Walk into a jewelry store today and the vibe is... different. It used to be all about the "romance of the earth" and billions of years of pressure. Now? It’s about the price tag. Seriously. If you’re wondering how much cheaper are lab diamonds in 2026, the answer is honestly kind of staggering. We aren't talking about a small 10% or 20% discount anymore.
You can basically get a massive, high-quality rock for the price of a mid-range laptop.
The Numbers Everyone Is Buzzing About
Back in 2015, lab diamonds were the "new kids." They were maybe 30% cheaper than natural ones. People were skeptical. But then technology did what technology does. It got faster. Cheaper. Better. By 2024, the gap was already huge, but sitting here in early 2026, the floor has essentially fallen out of the lab-grown pricing model.

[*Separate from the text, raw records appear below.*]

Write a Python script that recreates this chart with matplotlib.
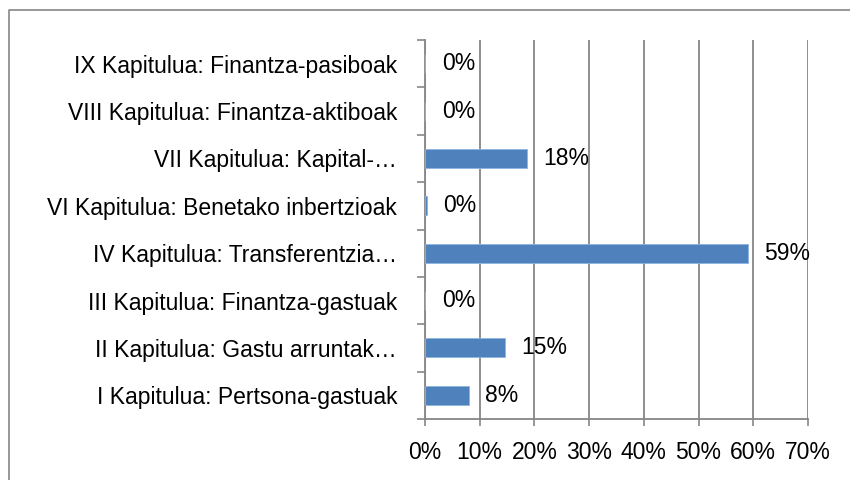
import numpy as np
import matplotlib.pyplot as plt
from matplotlib.lines import Line2D

# Data (bottom to top)
categories = ['I Kapitulua: Pertsona-gastuak',
              'II Kapitulua: Gastu arruntak…',
              'III Kapitulua: Finantza-gastuak',
              'IV Kapitulua: Transferentzia…',
              'VI Kapitulua: Benetako inbertzioak',
              'VII Kapitulua: Kapital-…',
              'VIII Kapitulua: Finantza-aktiboak',
              'IX Kapitulua: Finantza-pasiboak']
values = [8.0, 14.6, 0.0, 59.0, 0.3, 18.6, 0.0, 0.0]
labels = ['8%', '15%', '0%', '59%', '0%', '18%', '0%', '0%']
xticks = [0, 10, 20, 30, 40, 50, 60, 70]

plt.rcParams['font.family'] = ['Liberation Sans', 'DejaVu Sans']
grey = '#868686'
blue = '#4F81BD'
fs = 16.5

fig = plt.figure(figsize=(8.5, 4.8), dpi=100)
ax = fig.add_axes([425/850, 1 - 419/480, (808-425)/850, (419-40)/480])

y = np.arange(len(categories))
ax.barh(y, values, height=0.4, color=blue, edgecolor='#8EB4E3', linewidth=0.6, zorder=3)
for yi, v, lab in zip(y, values, labels):
    ax.annotate(lab, (v, yi), xytext=(12, 0), textcoords='offset points',
                va='center', ha='left', fontsize=fs, color='black')

ax.set_xlim(0, 70)
ax.set_ylim(-0.5, len(categories) - 0.5)
ax.set_xticks(xticks)
ax.set_xticklabels([f'{t}%' for t in xticks], fontsize=fs)
ax.set_yticks(y)
ax.set_yticklabels(categories, fontsize=fs)
ax.set_yticks(np.arange(len(categories) + 1) - 0.5, minor=True)
ax.tick_params(axis='y', which='major', length=0, pad=20)
ax.tick_params(axis='y', which='minor', length=6, color=grey, width=1.2)
ax.tick_params(axis='x', length=5, color=grey, width=1.2, pad=11)

ax.grid(axis='x', color=grey, linewidth=1.3, zorder=0)
ax.set_axisbelow(True)
for s in ['top', 'right']:
    ax.spines[s].set_visible(False)
for s in ['left', 'bottom']:
    ax.spines[s].set_color(grey)
    ax.spines[s].set_linewidth(1.3)

# outer chart border (only top and left edges fall inside the picture)
fig.lines.append(Line2D([9/850, 9/850, 1], [0, 1 - 10/480, 1 - 10/480],
                        transform=fig.transFigure, color=grey, linewidth=1.2))

fig.savefig('out.png', dpi=100)
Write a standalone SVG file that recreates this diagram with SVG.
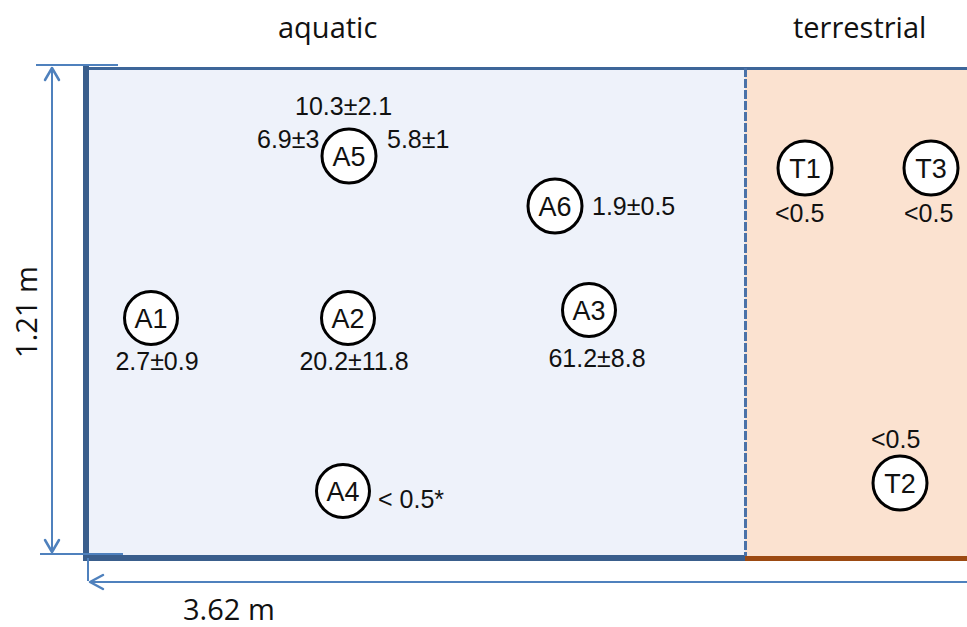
<svg xmlns="http://www.w3.org/2000/svg" width="967" height="627" viewBox="0 0 967 627">
  <style>
    .dim { stroke: #4F81BD; stroke-width: 2; fill: none; }
    .head { stroke: #4F81BD; stroke-width: 2.5; fill: none; stroke-linecap: round; stroke-linejoin: round; }
    .zone { font-family: "Open Sans", "Liberation Sans", sans-serif; font-size: 29px; fill: #111; }
    .site circle { fill: #fff; stroke: #000; stroke-width: 3; }
    .site text.id { font-family: "Liberation Sans", Arial, sans-serif; font-size: 27px; fill: #111; text-anchor: middle; }
    .val { font-family: "Liberation Sans", Arial, sans-serif; font-size: 25px; fill: #111; }
  </style>

  <rect width="967" height="627" fill="#ffffff"/>

  <!-- zone titles -->
  <text class="zone" x="278" y="38">aquatic</text>
  <text class="zone" x="793" y="38">terrestrial</text>

  <!-- tank compartments -->
  <g id="aquatic-zone">
    <rect x="86" y="68" width="659" height="490" fill="#EEF2FA"/>
  </g>
  <g id="terrestrial-zone">
    <rect x="745" y="68" width="230" height="490" fill="#FBE2D0"/>
  </g>

  <!-- tank walls -->
  <g id="walls">
    <line x1="86" y1="68.5" x2="967" y2="68.5" stroke="#3E6699" stroke-width="3"/>
    <line x1="745" y1="558.5" x2="967" y2="558.5" stroke="#9C4A12" stroke-width="5"/>
    <line x1="83" y1="558" x2="745" y2="558" stroke="#3A5E8C" stroke-width="6"/>
    <line x1="86" y1="66" x2="86" y2="561" stroke="#3A5E8C" stroke-width="6"/>
    <line x1="745.5" y1="68" x2="745.5" y2="556" stroke="#4A72A8" stroke-width="3" stroke-dasharray="9 2"/>
  </g>

  <!-- dimension lines -->
  <g id="connectors">
    <line class="dim" x1="36" y1="65" x2="118" y2="65"/>
    <line class="dim" x1="40" y1="554" x2="123" y2="554"/>
    <line class="dim" x1="52" y1="67" x2="52" y2="552"/>
    <polyline class="head" points="45,80 52,68 59,80"/>
    <polyline class="head" points="45,540 52,552 59,540"/>

    <line class="dim" x1="88" y1="558" x2="88" y2="581"/>
    <line class="dim" x1="90" y1="582" x2="967" y2="582"/>
    <polyline class="head" points="103,575 90,582 103,589"/>
  </g>

  <text class="zone" x="183" y="620">3.62 m</text>
  <text class="zone" transform="translate(37 312) rotate(-90)" text-anchor="middle">1.21 m</text>

  <!-- sampling sites -->
  <g id="A1" class="site">
    <circle cx="151" cy="318" r="26.5"/>
    <text class="id" x="151" y="328">A1</text>
    <text class="val" x="157" y="370" text-anchor="middle">2.7±0.9</text>
  </g>
  <g id="A2" class="site">
    <circle cx="348" cy="318" r="26.5"/>
    <text class="id" x="348" y="328">A2</text>
    <text class="val" x="354" y="370" text-anchor="middle">20.2±11.8</text>
  </g>
  <g id="A3" class="site">
    <circle cx="589" cy="310" r="26.5"/>
    <text class="id" x="589" y="320">A3</text>
    <text class="val" x="597" y="367" text-anchor="middle">61.2±8.8</text>
  </g>
  <g id="A4" class="site">
    <circle cx="343" cy="491" r="26.5"/>
    <text class="id" x="343" y="501">A4</text>
    <text class="val" x="378" y="508">&lt; 0.5*</text>
  </g>
  <g id="A5" class="site">
    <circle cx="349" cy="156" r="27"/>
    <text class="id" x="349" y="166">A5</text>
    <text class="val" x="295" y="115">10.3±2.1</text>
    <text class="val" x="257" y="148">6.9±3</text>
    <text class="val" x="387" y="148">5.8±1</text>
  </g>
  <g id="A6" class="site">
    <circle cx="555" cy="206" r="27"/>
    <text class="id" x="555" y="216">A6</text>
    <text class="val" x="592" y="215">1.9±0.5</text>
  </g>
  <g id="T1" class="site">
    <circle cx="805" cy="168" r="27"/>
    <text class="id" x="805" y="178">T1</text>
    <text class="val" x="775" y="222">&lt;0.5</text>
  </g>
  <g id="T3" class="site">
    <circle cx="931" cy="168" r="27"/>
    <text class="id" x="931" y="178">T3</text>
    <text class="val" x="904" y="222">&lt;0.5</text>
  </g>
  <g id="T2" class="site">
    <circle cx="900" cy="483" r="27"/>
    <text class="id" x="900" y="493">T2</text>
    <text class="val" x="871" y="448">&lt;0.5</text>
  </g>
</svg>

Here is the reality of the market right now. A 1-carat lab-grown diamond—we’re talking D color, VVS2 clarity, the good stuff—will set you back maybe $600 to $800. A natural diamond with those same specs? You’re looking at $4,000 to $6,000. That is an 85% to 90% difference. It’s wild.
If you jump up to a 2-carat stone, the math gets even crazier. A natural 2-carat stone is a status symbol precisely because it's rare. It might cost you $15,000 or more. You can find a lab-grown 2-carat equivalent for under **$1,500**. You’ve basically saved enough to buy a used car or put a massive down payment on a wedding venue just by choosing a different "birthplace" for your stone.
Why Is This Happening?
It’s not because the diamonds are "fake." They aren't. They are 100% carbon. They have the same hardness (a 10 on the Mohs scale). They sparkle the same. Even most jewelers can't tell them apart without a specialized machine that checks for growth patterns.
The price gap exists because of scarcity versus scalability.
Natural diamonds are a finite resource. To get them, companies have to dig massive holes in the ground, move tons of earth, and hope they find something. It's expensive. It’s a "geological lottery."
Lab diamonds? They’re manufactured in CVD (Chemical Vapor Deposition) reactors. It’s like a high-tech oven. If the world needs more 2-carat ovals, the labs just turn on more machines. There is no rarity. This is the part most people get wrong: you aren't paying for a "gem" in the traditional sense when you buy lab-grown; you’re paying for the cost of the electricity, the technician's time, and the machine's depreciation.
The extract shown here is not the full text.